I agreed to buy our half of my parents’ farm, as there were two title-deeds, paying it off monthly with the interest that my folks would have received if they had invested the money. This helped them to scale down their own farming operations – mostly eggs, at the time.
Sheila bought a prefabricated rondawel as her own work-space, which the labourer of the time helped her erect. She was inside and he out when she dropped her screwdriver. She felt around under the board panel she was holding and grabbed the handle and pulled. It seemed to be stuck, so she put some effort into the tug.
“Madam, that is my toe!”
My old friend Charles Howard (Jed) now lived in Johannesburg and worked in the grout factory laboratory of the construction firm, Murray & Roberts. The process included a lot of cement which had to be freshly made. Obviously, when it was past its use-by date, it was condemned, thus Jed would pass a few bags on to me for the house. I would pick it up from him on my way home from Carletonville.

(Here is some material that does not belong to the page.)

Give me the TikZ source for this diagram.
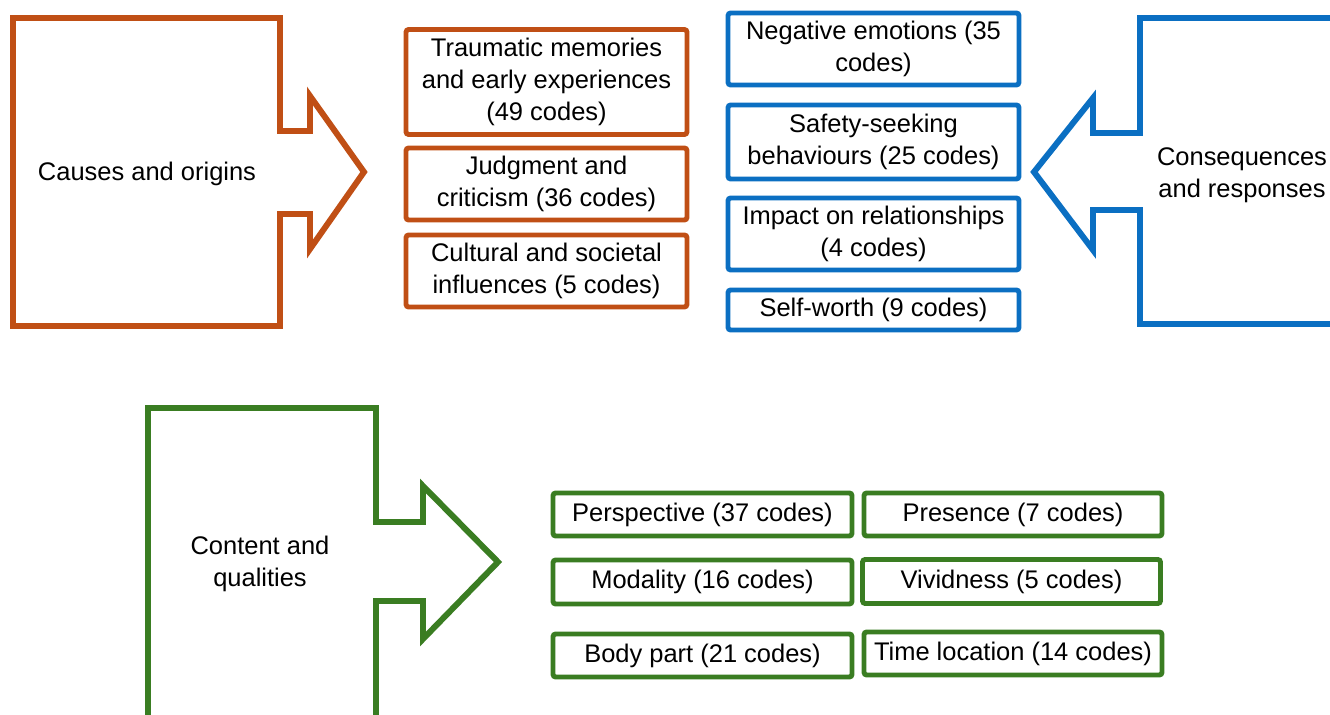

Not afraid of manual labour, herself, Sheila started to dig the house foundations with pick and shovel. The house was going to be built on a slope. She started on the down slope and as she worked her way uphill, keeping the trench floor level, so that it got deeper as the ground rose. Soon she was barking her knuckles on the stony sides. Here, it was nearly a metre deep.
Far from being grateful for her heroic efforts, I viewed the deep trench with dismay when I arrived for the weekend and asked her if she had never heard of stepped foundations. The amount of concrete now needed to fill it was going to be substantial!